RIFORMA ELETTORALE: UN’OCCASIONE UNICA, DA COGLIERE AL VOLO

GUAI SE I PARTITI DELLA MAGGIORANZA NON APPROFITTASSERO DI QUESTO ATTIMO MAGICO IRRIPETIBILE, PROPIZIO PER IL VARO DELLA NUOVA LEGGE, ATTARDANDOSI A DISCUTERE DI PROCEDURE E DI ALTRO

Editoriale di Antonio Polito pubblicato sul Corriere della Sera del 2 giugno 2013

Sembrava un’idea astuta quella di togliere dal tavolo del governo la pistola della legge elettorale, disarmando il Porcellum ma rinviando la riforma a data da destinarsi. Sembrava una buona idea innanzitutto per comprare tempo perchè, come ha detto Alfano al Foglio, “chi propone una riforma organica adesso, quando è chiaro che non c’è accordo, vuole solo sabotare il governo”. Ma anche gli espedienti più brillanti rimangono sempre espedienti. E questo non è tempo per espedienti. Il governo non è nato per garantirsi una durata, ma può durare solo se fa quelle due o tre cose per le quali è stato partorito dalla più eccezionale e irripetibile delle maggioranze parlamentari ed è stato accettato da un’opinione pubblica su tutto il resto spaccatissima. Vive perciò in un momento magico, che non durerà a lungo e non si ripeterà. Se non fa adesso le cose difficili, quando le potrà mai fare? Se non trova adesso un accordo su come farle, come può sperare di trovarlo in futuro?

Questo vale soprattutto per la legge elettorale. Trattandosi della madre di tutte le leggi poiché regola il core business dei partiti, e cioè il sistema che traduce i voti in seggi, può essere cambiata solo in due modi: o con la forza, come fece il centrodestra con il Porcellum nel 2005, oppure sfruttando il velo dell’ignoranza, quell’istante in cui le elezioni sono troppo lontane e il risultato troppo incerto per poter fare calcoli di parte e dunque è più facile seguire l’interesse generale. Quel momento fatidico è questo, e va sfruttato. D’altra parte l’espediente della “clausola di salvaguardia”, e cioè di una riformicchia in attesa della riformissima, ha fatto la fine che si prevedeva: avendo messo a nudo l’ipocrisia del Pdl, che vorrebbe tenersi il Porcellum, e la divisione del Pd, che sui modelli elettorali litiga da prima di nascere, è ormai inservibile. Non resta che prendere il toro per le corna.

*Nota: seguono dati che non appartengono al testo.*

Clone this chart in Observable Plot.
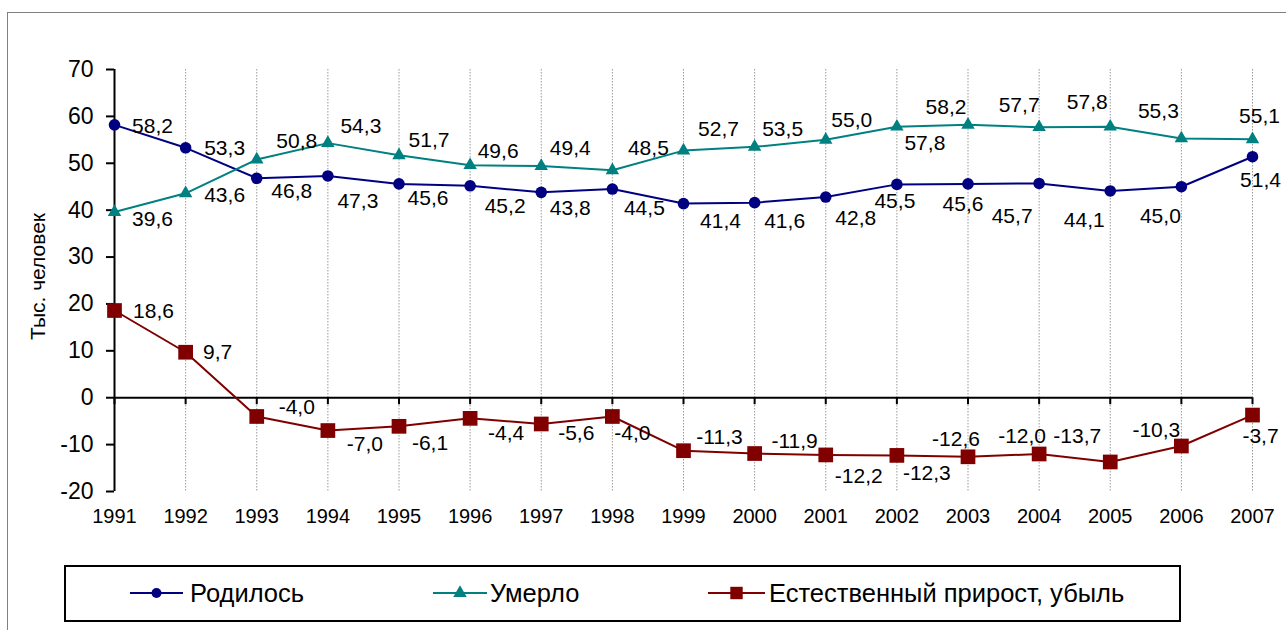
<!DOCTYPE html>
<html><head><meta charset="utf-8">
<script src="https://cdn.jsdelivr.net/npm/d3@7"></script>
<script src="https://cdn.jsdelivr.net/npm/@observablehq/plot@0.6"></script>
<style>
body{margin:0;background:#fff;font-family:"Liberation Sans",Arial,sans-serif;}
#wrap{position:relative;width:1286px;height:630px;overflow:hidden;background:#fff;}
#frame{position:absolute;left:7px;top:12px;width:1400px;height:800px;border-left:1.5px solid #808080;border-top:1.5px solid #808080;}
#chart{position:absolute;left:0;top:0;}
#legend{position:absolute;left:64px;top:565px;width:1113px;height:53px;border:2px solid #000;background:#fff;}
</style></head>
<body><div id="wrap"><div id="frame"></div><div id="chart"></div><div id="legend"></div></div>
<script>
// ---- data ----
const years = [1991,1992,1993,1994,1995,1996,1997,1998,1999,2000,2001,2002,2003,2004,2005,2006,2007];
const births  = [58.2,53.3,46.8,47.3,45.6,45.2,43.8,44.5,41.4,41.6,42.8,45.5,45.6,45.7,44.1,45.0,51.4];
const deaths  = [39.6,43.6,50.8,54.3,51.7,49.6,49.4,48.5,52.7,53.5,55.0,57.8,58.2,57.7,57.8,55.3,55.1];
const natural = [18.6,9.7,-4.0,-7.0,-6.1,-4.4,-5.6,-4.0,-11.3,-11.9,-12.2,-12.3,-12.6,-12.0,-13.7,-10.3,-3.7];
const yTicks = [-20,-10,0,10,20,30,40,50,60,70];
const seriesNames = ["Родилось","Умерло","Естественный прирост, убыль"];
const yLabel = "Тыс. человек";

// ---- label placement (layout, px offsets from each point) ----
const birthsLabelOffsets = [[38,1],[39,0],[35,13],[30,25],[29,14],[35,20],[29,16],[32,19],[37,18],[30,19],[30,21],[-2,17],[-5,20],[-27,33],[-26,29],[-21,30],[8,24]];
const deathsLabelOffsets = [[38,7],[39,2],[40,-18],[33,-17],[30,-15],[28,-14],[29,-18],[36,-22],[35,-21],[28,-18],[26,-20],[28,17],[-22,-18],[-20,-22],[-23,-24],[-23,-27],[7,-23]];
const naturalLabelOffsets = [[39,1],[32,0],[40,-9],[37,14],[31,17],[36,15],[35,9],[20,17],[36,-13],[40,-12],[33,21],[30,18],[-12,-18],[-17,-18],[-33,-26],[-25,-16],[8,21]];

const colors = ["#000080","#008080","#800000"];
const symbols = ["circle","triangle","square"];
const radii = [5.8,5,8.3];

const fmt = v => v.toFixed(1).replace(".", ",");
const series = [
  {values: births, offsets: birthsLabelOffsets},
  {values: deaths, offsets: deathsLabelOffsets},
  {values: natural, offsets: naturalLabelOffsets}
].map((s,k)=>({...s, name: seriesNames[k], color: colors[k], symbol: symbols[k], r: radii[k]}));

const marks = [
  Plot.ruleX(years.slice(1), {stroke:"#999", strokeWidth:1, strokeDasharray:"1.5,1.5"}),
  Plot.axisY({ticks: yTicks, tickSize: 8, tickPadding: 13, fontSize: 23, tickFormat: d => String(d), strokeWidth: 2, label: null}),
  Plot.axisX({ticks: years, tickSize: 0, tickPadding: 17, fontSize: 20, tickFormat: d => String(d), label: null}),
  Plot.ruleX([1991], {stroke:"#000", strokeWidth:2}),
  Plot.ruleY([0], {stroke:"#000", strokeWidth:2}),
  Plot.ruleX(years, {x: d=>d, y1: 0, y2: 0, insetBottom: -7, stroke:"#000", strokeWidth:2}),
  Plot.text([yLabel], {frameAnchor:"left", textAnchor:"middle", dx:-76, dy:-4, rotate:-90, fontSize:21, fill:"#000"})
];
for (const s of series) {
  const data = years.map((yr,i)=>({year: yr, value: s.values[i]}));
  marks.push(Plot.line(data, {x:"year", y:"value", stroke: s.color, strokeWidth: 2}));
}
for (const s of series) {
  const data = years.map((yr,i)=>({year: yr, value: s.values[i]}));
  marks.push(Plot.dot(data, {x:"year", y:"value", symbol: s.symbol, r: s.r, fill: s.color, stroke: "none"}));
}
for (const s of series) {
  years.forEach((yr,i)=>{
    marks.push(Plot.text([{year: yr, value: s.values[i]}], {x:"year", y:"value", text: d=>fmt(d.value), dx: s.offsets[i][0], dy: s.offsets[i][1], fontSize: 21, fill:"#000"}));
  });
}

const chart = Plot.plot({
  width: 1286, height: 540,
  marginLeft: 114, marginRight: 34, marginTop: 69, marginBottom: 49,
  x: {domain: [1991, 2007], label: null},
  y: {domain: [-20, 70], label: null},
  style: {fontFamily: "'Liberation Sans', Arial, sans-serif", background: "transparent", color: "#000"},
  marks
});
document.getElementById("chart").appendChild(chart);

// ---- legend ----
const lg = d3.select("#legend").append("svg").attr("width",1113).attr("height",53)
  .style("font-family","'Liberation Sans', Arial, sans-serif");
const lgPos = [[64,117,124],[367,421,424],[642,699,703]];
series.forEach((s,k)=>{
  const [x1,x2,tx] = lgPos[k];
  const g = lg.append("g");
  g.append("line").attr("x1",x1).attr("x2",x2).attr("y1",26).attr("y2",26).attr("stroke",s.color).attr("stroke-width",2);
  const sym = {circle: d3.symbolCircle, triangle: d3.symbolTriangle, square: d3.symbolSquare}[s.symbol];
  const size = k===2 ? Math.PI*49 : Math.PI*25;
  g.append("path").attr("d", d3.symbol(sym, size)()).attr("transform",`translate(${(x1+x2)/2},26)`).attr("fill",s.color);
  g.append("text").attr("x",tx).attr("y",26).attr("dy","0.35em").attr("font-size",25.5).attr("fill","#000").text(s.name);
});
</script>
</body></html>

Tutti sanno che c’è un solo compromesso possibile tra Pd e Pdl, ed è il sistema francese. Consentirebbe al Pd di avere la legge elettorale a doppio turno che storicamente prediligeva l’Ulivo, e che lo ha servito molto bene nel voto per i sindaci. E consentirebbe al Pdl di avere finalmente una forma di presidenzialismo, ciò che il centrodestra insegue come un Santo Graal dalla “discesa in campo” del ’94. Un compromesso, dunque; ma anche, per la prima volta, un compromesso nobile, perchè la somma di due interessi produrrebbe un sistema istituzionale efficace, al posto del patchwork in cui sta soffocando la nostra democrazia.

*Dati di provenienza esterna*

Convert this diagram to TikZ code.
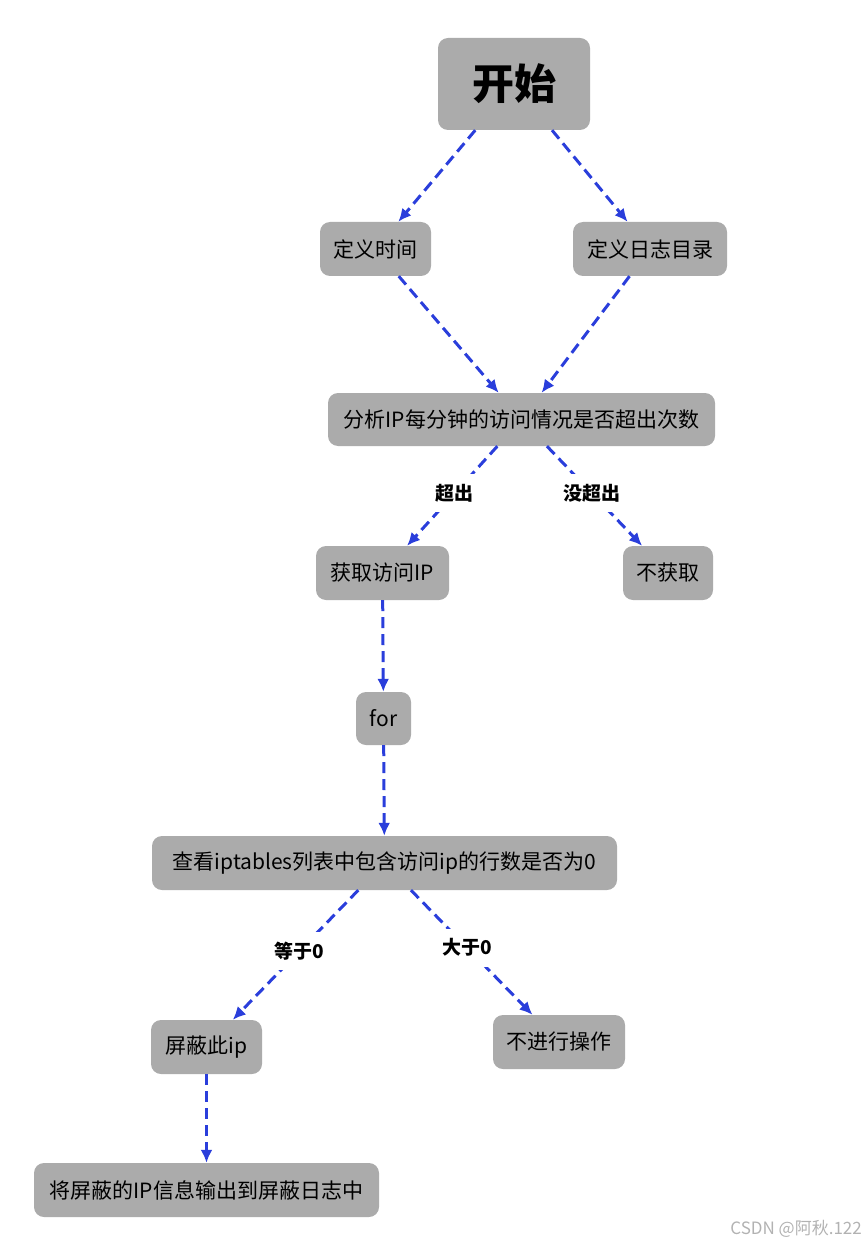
\documentclass[tikz,border=0pt]{standalone}
\usepackage{fontspec}
\setmainfont{Noto Sans CJK SC}
\usetikzlibrary{arrows.meta}

\definecolor{boxgray}{HTML}{ABABAB}
\definecolor{flowblue}{HTML}{2A3EDB}

\tikzset{
  box/.style = {fill = boxgray, rounded corners = 10pt, inner sep = 0pt,
    minimum height = 54pt, font = \fontsize{21}{24}\selectfont},
  flow/.style = {color = flowblue, line width = 3pt,
    dash pattern = on 11pt off 6pt, -{Latex[length = 13pt, width = 12pt]}},
  cond/.style = {fill = white, text = black, inner sep = 10pt,
    font = \bfseries\fontsize{19}{22}\selectfont}
}

\begin{document}
\begin{tikzpicture}[x = 1pt, y = -1pt]
  \useasboundingbox (0,0) rectangle (865,1246);

  % draws the steps
  \node[box, minimum width = 152pt, minimum height = 92pt,
    font = \bfseries\fontsize{42}{48}\selectfont] (start) at (514,84) {开始};
  \node[box, minimum width = 111pt] (time) at (375.5,249) {定义时间};
  \node[box, minimum width = 154pt] (logdir) at (650,249) {定义日志目录};
  \node[box, minimum width = 387pt, minimum height = 53pt]
    (analyze) at (521.5,419.5) {分析IP每分钟的访问情况是否超出次数};
  \node[box, minimum width = 133pt] (getip) at (382.5,573) {获取访问IP};
  \node[box, minimum width = 90pt] (noget) at (668,573) {不获取};
  \node[box, minimum width = 55pt, minimum height = 53pt]
    (loop) at (383.5,718.5) {for};
  \node[box, minimum width = 465pt] (check) at (384.5,863)
    {查看iptables列表中包含访问ip的行数是否为0};
  \node[box, minimum width = 111pt] (block) at (206.5,1047) {屏蔽此ip};
  \node[box, minimum width = 132pt] (noop) at (559,1042) {不进行操作};
  \node[box, minimum width = 345pt] (output) at (206.5,1190)
    {将屏蔽的IP信息输出到屏蔽日志中};

  % draws the connectors
  \draw[flow] (start) -- (time);
  \draw[flow] (start) -- (logdir);
  \draw[flow] (time) -- (analyze);
  \draw[flow] (logdir) -- (analyze);
  \draw[flow] (analyze) -- node[cond, pos = .47] {超出} (getip);
  \draw[flow] (analyze) -- node[cond, pos = .47] {没超出} (noget);
  \draw[flow] (getip) -- (loop);
  \draw[flow] (loop) -- (check);
  \draw[flow] (check) -- node[cond, pos = .47] {等于0} (block);
  \draw[flow] (check) -- node[cond, pos = .46] {大于0} (noop);
  \draw[flow] (block) -- (output);

  % watermark
  \node[anchor = east, text = gray!60, inner sep = 0pt,
    font = \fontsize{17}{20}\selectfont] (mark) at (862,1229) {CSDN @阿秋.122};
\end{tikzpicture}
\end{document}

Se dunque il governo vuole comprare del tempo (e il varo della super-commissione per la riforma costituzionale di tempo ne regala già troppo, fino a ottobre) lo usi per ottenere dai partiti un accordo di massima sul sistema francese. Il Pd deve convincersi ad accettare l’elezione diretta del Capo dello Stato. E qui ci sono segnali importanti di apertura: da Prodi a Epifani, fino alle dichiarazioni di ieri di Enrico Letta. E il Pdl deve accettare il doppio turno, sconfiggendo le resistenze dei colonnelli senza truppe che preferiscono approfittare dell’anonimato del proporzionale per essere eletti con i voti di Berlusconi, piuttosto che misurare il proprio consenso elettorale nella battaglia dei collegi.

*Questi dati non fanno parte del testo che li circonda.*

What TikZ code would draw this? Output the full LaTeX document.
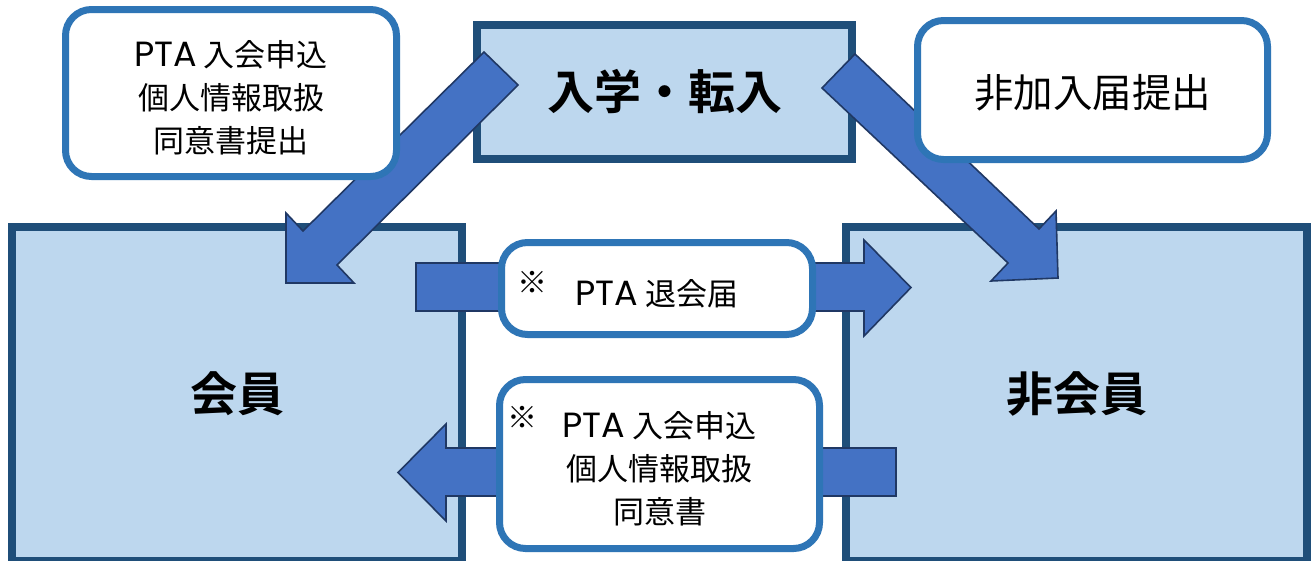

Se i partiti della strana maggioranza trovano un’intesa sulla forma di governo da qui alla ripresa autunnale, allora la riforma elettorale può essere fatta subito, anche sganciandola dalla più complessa e lunga procedura di revisione costituzionale. Altrimenti saremmo all’ennesima manifestazione di “inconcludenza”, contro la quale il presidente Napolitano ha alzato di nuovo la voce nel giorno del compleanno della Repubblica. La sanzione per il governo potrebbe essere la fine della sua ragion d’essere.